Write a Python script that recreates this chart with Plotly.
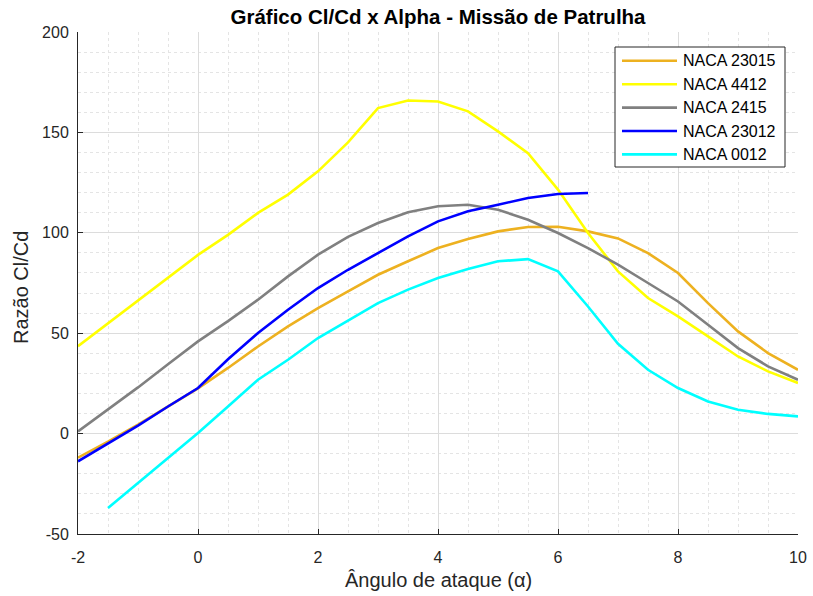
import plotly.graph_objects as go

# Angle of attack (degrees)
alpha = [-2, -1.5, -1, -0.5, 0, 0.5, 1, 1.5, 2, 2.5, 3, 3.5, 4, 4.5, 5, 5.5, 6, 6.5, 7, 7.5, 8, 8.5, 9, 9.5, 10]

# Cl/Cd for each airfoil
naca_23015 = [-12, -4, 4.5, 13.5, 22.5, 32.7, 43.4, 53.4, 62.5, 70.8, 79.1, 85.8, 92.4, 96.9, 100.7,
              102.9, 103.0, 100.7, 97.2, 89.9, 80.0, 65.0, 50.9, 40.1, 31.8]
naca_4412 = [43.5, 54.9, 66.3, 77.6, 89.0, 99.0, 109.9, 119.0, 130.6, 145.0, 162.1, 165.9, 165.4, 160.5,
             150.5, 139.7, 121.5, 99.9, 80.8, 67.5, 58.4, 48.4, 38.4, 31.0, 25.2]
naca_2415 = [1.1, 12.0, 23.0, 34.5, 45.9, 56.0, 66.7, 78.3, 89.1, 98.0, 104.9, 110.2, 113.2, 114.0,
             111.5, 106.5, 99.9, 92.4, 84.1, 75.0, 65.8, 54.2, 42.6, 33.5, 26.8]
alpha_23012 = [-2, -1.5, -1, -0.5, 0, 0.5, 1, 1.5, 2, 2.5, 3, 3.5, 4, 4.5, 5, 5.5, 6, 6.5]
naca_23012 = [-13.8, -5.0, 4.0, 13.5, 22.7, 37.0, 50.1, 61.7, 72.5, 81.6, 90.0, 98.2, 105.7, 110.7,
              114.0, 117.3, 119.3, 119.8]
alpha_0012 = [-1.5, -1, -0.5, 0, 0.5, 1, 1.5, 2, 2.5, 3, 3.5, 4, 4.5, 5, 5.5, 6, 6.5, 7, 7.5, 8, 8.5, 9, 9.5, 10]
naca_0012 = [-37.1, -24.5, -12.0, 0.3, 13.5, 26.8, 36.8, 47.6, 56.3, 65.0, 71.7, 77.5, 82.0, 85.8,
             86.9, 80.8, 63.3, 44.7, 31.8, 22.7, 16.0, 11.9, 9.8, 8.6]

series_names = ["NACA 23015", "NACA 4412", "NACA 2415", "NACA 23012", "NACA 0012"]
series_x = [alpha, alpha, alpha, alpha_23012, alpha_0012]
series_y = [naca_23015, naca_4412, naca_2415, naca_23012, naca_0012]
series_colors = ["#EDB120", "#FFFF00", "#808080", "#0000FF", "#00FFFF"]

# Tick positions and labels (plain hyphen for negatives)
x_tick_vals = [-2, 0, 2, 4, 6, 8, 10]
x_tick_text = ["-2", "0", "2", "4", "6", "8", "10"]
y_tick_vals = [-50, 0, 50, 100, 150, 200]
y_tick_text = ["-50", "0", "50", "100", "150", "200"]

FONT = "Liberation Sans, Arial, sans-serif"
TEXT = "#262626"

# Figure / plot-area geometry in pixels
W, H = 813, 596
L, R, T, B = 78, 15, 32, 62
PW, PH = W - L - R, H - T - B


def px(xpix):
    """Horizontal pixel position -> paper fraction."""
    return (xpix - L) / PW


def py(ypix):
    """Vertical pixel position (from top) -> paper fraction."""
    return (H - B - ypix) / PH


fig = go.Figure()
for name, xs, ys, color in zip(series_names, series_x, series_y, series_colors):
    fig.add_trace(go.Scatter(x=xs, y=ys, mode="lines", name=name,
                             line=dict(color=color, width=2.6), showlegend=False))

axis_common = dict(
    showline=True, linecolor=TEXT, linewidth=1,
    ticks="inside", ticklen=5, tickcolor=TEXT, tickwidth=1,
    showgrid=True, gridcolor="#DCDCDC", gridwidth=1,
    zeroline=False, mirror=False, automargin=False,
    tickfont=dict(family=FONT, size=16, color=TEXT),
)

fig.update_xaxes(
    range=[-2, 10], tickmode="array", tickvals=x_tick_vals, ticktext=x_tick_text,
    ticklabelstandoff=9,
    minor=dict(dtick=0.5, tick0=-2, showgrid=True, gridcolor="#E4E4E4", griddash="dot", ticks=""),
    **axis_common,
)
fig.update_yaxes(
    range=[-50, 200], tickmode="array", tickvals=y_tick_vals, ticktext=y_tick_text,
    ticklabelstandoff=5,
    minor=dict(dtick=10, tick0=0, showgrid=True, gridcolor="#E4E4E4", griddash="dot", ticks=""),
    **axis_common,
)

# Legend box with line samples and labels
leg_left, leg_right, leg_top, leg_bottom = 615, 785, 47, 167
row0, row_step = 60.8, 23.4
shapes = [dict(type="rect", xref="paper", yref="paper",
               x0=px(leg_left), x1=px(leg_right), y0=py(leg_bottom), y1=py(leg_top),
               fillcolor="white", line=dict(color=TEXT, width=1), layer="above")]
annotations = []
for i, (name, color) in enumerate(zip(series_names, series_colors)):
    yr = py(row0 + i * row_step)
    shapes.append(dict(type="line", xref="paper", yref="paper",
                       x0=px(622), x1=px(677), y0=yr, y1=yr,
                       line=dict(color=color, width=2.6), layer="above"))
    annotations.append(dict(text=name, xref="paper", yref="paper", x=px(681), y=yr,
                            xanchor="left", yanchor="middle", showarrow=False,
                            font=dict(family=FONT, size=16, color="#000000")))

# Axis titles
annotations.append(dict(text="Ângulo de ataque (α)", xref="paper", yref="paper",
                        x=px(438), y=py(580), xanchor="center", yanchor="middle",
                        showarrow=False, font=dict(family=FONT, size=20, color=TEXT)))
annotations.append(dict(text="Razão Cl/Cd", xref="paper", yref="paper",
                        x=px(21), y=py(288), xanchor="center", yanchor="middle",
                        textangle=-90, showarrow=False,
                        font=dict(family=FONT, size=20, color=TEXT)))

fig.update_layout(
    width=W, height=H,
    margin=dict(l=L, r=R, t=T, b=B),
    plot_bgcolor="white", paper_bgcolor="white",
    title=dict(text="<b>Gráfico Cl/Cd x Alpha - Missão de Patrulha</b>",
               x=(L + W - R) / 2 / W, xanchor="center",
               y=1 - 17 / H, yanchor="middle", yref="container",
               font=dict(family=FONT, size=20.5, color="#000000")),
    shapes=shapes,
    annotations=annotations,
    showlegend=False,
)

fig.write_html("out.html")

— Exercise requirements —
Exclude the images, then output the data above word for word.

— Answer below —
Write a Python script that recreates this chart with Plotly.
import plotly.graph_objects as go

# Angle of attack (degrees)
alpha = [-2, -1.5, -1, -0.5, 0, 0.5, 1, 1.5, 2, 2.5, 3, 3.5, 4, 4.5, 5, 5.5, 6, 6.5, 7, 7.5, 8, 8.5, 9, 9.5, 10]

# Cl/Cd for each airfoil
naca_23015 = [-12, -4, 4.5, 13.5, 22.5, 32.7, 43.4, 53.4, 62.5, 70.8, 79.1, 85.8, 92.4, 96.9, 100.7,
              102.9, 103.0, 100.7, 97.2, 89.9, 80.0, 65.0, 50.9, 40.1, 31.8]
naca_4412 = [43.5, 54.9, 66.3, 77.6, 89.0, 99.0, 109.9, 119.0, 130.6, 145.0, 162.1, 165.9, 165.4, 160.5,
             150.5, 139.7, 121.5, 99.9, 80.8, 67.5, 58.4, 48.4, 38.4, 31.0, 25.2]
naca_2415 = [1.1, 12.0, 23.0, 34.5, 45.9, 56.0, 66.7, 78.3, 89.1, 98.0, 104.9, 110.2, 113.2, 114.0,
             111.5, 106.5, 99.9, 92.4, 84.1, 75.0, 65.8, 54.2, 42.6, 33.5, 26.8]
alpha_23012 = [-2, -1.5, -1, -0.5, 0, 0.5, 1, 1.5, 2, 2.5, 3, 3.5, 4, 4.5, 5, 5.5, 6, 6.5]
naca_23012 = [-13.8, -5.0, 4.0, 13.5, 22.7, 37.0, 50.1, 61.7, 72.5, 81.6, 90.0, 98.2, 105.7, 110.7,
              114.0, 117.3, 119.3, 119.8]
alpha_0012 = [-1.5, -1, -0.5, 0, 0.5, 1, 1.5, 2, 2.5, 3, 3.5, 4, 4.5, 5, 5.5, 6, 6.5, 7, 7.5, 8, 8.5, 9, 9.5, 10]
naca_0012 = [-37.1, -24.5, -12.0, 0.3, 13.5, 26.8, 36.8, 47.6, 56.3, 65.0, 71.7, 77.5, 82.0, 85.8,
             86.9, 80.8, 63.3, 44.7, 31.8, 22.7, 16.0, 11.9, 9.8, 8.6]

series_names = ["NACA 23015", "NACA 4412", "NACA 2415", "NACA 23012", "NACA 0012"]
series_x = [alpha, alpha, alpha, alpha_23012, alpha_0012]
series_y = [naca_23015, naca_4412, naca_2415, naca_23012, naca_0012]
series_colors = ["#EDB120", "#FFFF00", "#808080", "#0000FF", "#00FFFF"]

# Tick positions and labels (plain hyphen for negatives)
x_tick_vals = [-2, 0, 2, 4, 6, 8, 10]
x_tick_text = ["-2", "0", "2", "4", "6", "8", "10"]
y_tick_vals = [-50, 0, 50, 100, 150, 200]
y_tick_text = ["-50", "0", "50", "100", "150", "200"]

FONT = "Liberation Sans, Arial, sans-serif"
TEXT = "#262626"

# Figure / plot-area geometry in pixels
W, H = 813, 596
L, R, T, B = 78, 15, 32, 62
PW, PH = W - L - R, H - T - B


def px(xpix):
    """Horizontal pixel position -> paper fraction."""
    return (xpix - L) / PW


def py(ypix):
    """Vertical pixel position (from top) -> paper fraction."""
    return (H - B - ypix) / PH


fig = go.Figure()
for name, xs, ys, color in zip(series_names, series_x, series_y, series_colors):
    fig.add_trace(go.Scatter(x=xs, y=ys, mode="lines", name=name,
                             line=dict(color=color, width=2.6), showlegend=False))

axis_common = dict(
    showline=True, linecolor=TEXT, linewidth=1,
    ticks="inside", ticklen=5, tickcolor=TEXT, tickwidth=1,
    showgrid=True, gridcolor="#DCDCDC", gridwidth=1,
    zeroline=False, mirror=False, automargin=False,
    tickfont=dict(family=FONT, size=16, color=TEXT),
)

fig.update_xaxes(
    range=[-2, 10], tickmode="array", tickvals=x_tick_vals, ticktext=x_tick_text,
    ticklabelstandoff=9,
    minor=dict(dtick=0.5, tick0=-2, showgrid=True, gridcolor="#E4E4E4", griddash="dot", ticks=""),
    **axis_common,
)
fig.update_yaxes(
    range=[-50, 200], tickmode="array", tickvals=y_tick_vals, ticktext=y_tick_text,
    ticklabelstandoff=5,
    minor=dict(dtick=10, tick0=0, showgrid=True, gridcolor="#E4E4E4", griddash="dot", ticks=""),
    **axis_common,
)

# Legend box with line samples and labels
leg_left, leg_right, leg_top, leg_bottom = 615, 785, 47, 167
row0, row_step = 60.8, 23.4
shapes = [dict(type="rect", xref="paper", yref="paper",
               x0=px(leg_left), x1=px(leg_right), y0=py(leg_bottom), y1=py(leg_top),
               fillcolor="white", line=dict(color=TEXT, width=1), layer="above")]
annotations = []
for i, (name, color) in enumerate(zip(series_names, series_colors)):
    yr = py(row0 + i * row_step)
    shapes.append(dict(type="line", xref="paper", yref="paper",
                       x0=px(622), x1=px(677), y0=yr, y1=yr,
                       line=dict(color=color, width=2.6), layer="above"))
    annotations.append(dict(text=name, xref="paper", yref="paper", x=px(681), y=yr,
                            xanchor="left", yanchor="middle", showarrow=False,
                            font=dict(family=FONT, size=16, color="#000000")))

# Axis titles
annotations.append(dict(text="Ângulo de ataque (α)", xref="paper", yref="paper",
                        x=px(438), y=py(580), xanchor="center", yanchor="middle",
                        showarrow=False, font=dict(family=FONT, size=20, color=TEXT)))
annotations.append(dict(text="Razão Cl/Cd", xref="paper", yref="paper",
                        x=px(21), y=py(288), xanchor="center", yanchor="middle",
                        textangle=-90, showarrow=False,
                        font=dict(family=FONT, size=20, color=TEXT)))

fig.update_layout(
    width=W, height=H,
    margin=dict(l=L, r=R, t=T, b=B),
    plot_bgcolor="white", paper_bgcolor="white",
    title=dict(text="<b>Gráfico Cl/Cd x Alpha - Missão de Patrulha</b>",
               x=(L + W - R) / 2 / W, xanchor="center",
               y=1 - 17 / H, yanchor="middle", yref="container",
               font=dict(family=FONT, size=20.5, color="#000000")),
    shapes=shapes,
    annotations=annotations,
    showlegend=False,
)

fig.write_html("out.html")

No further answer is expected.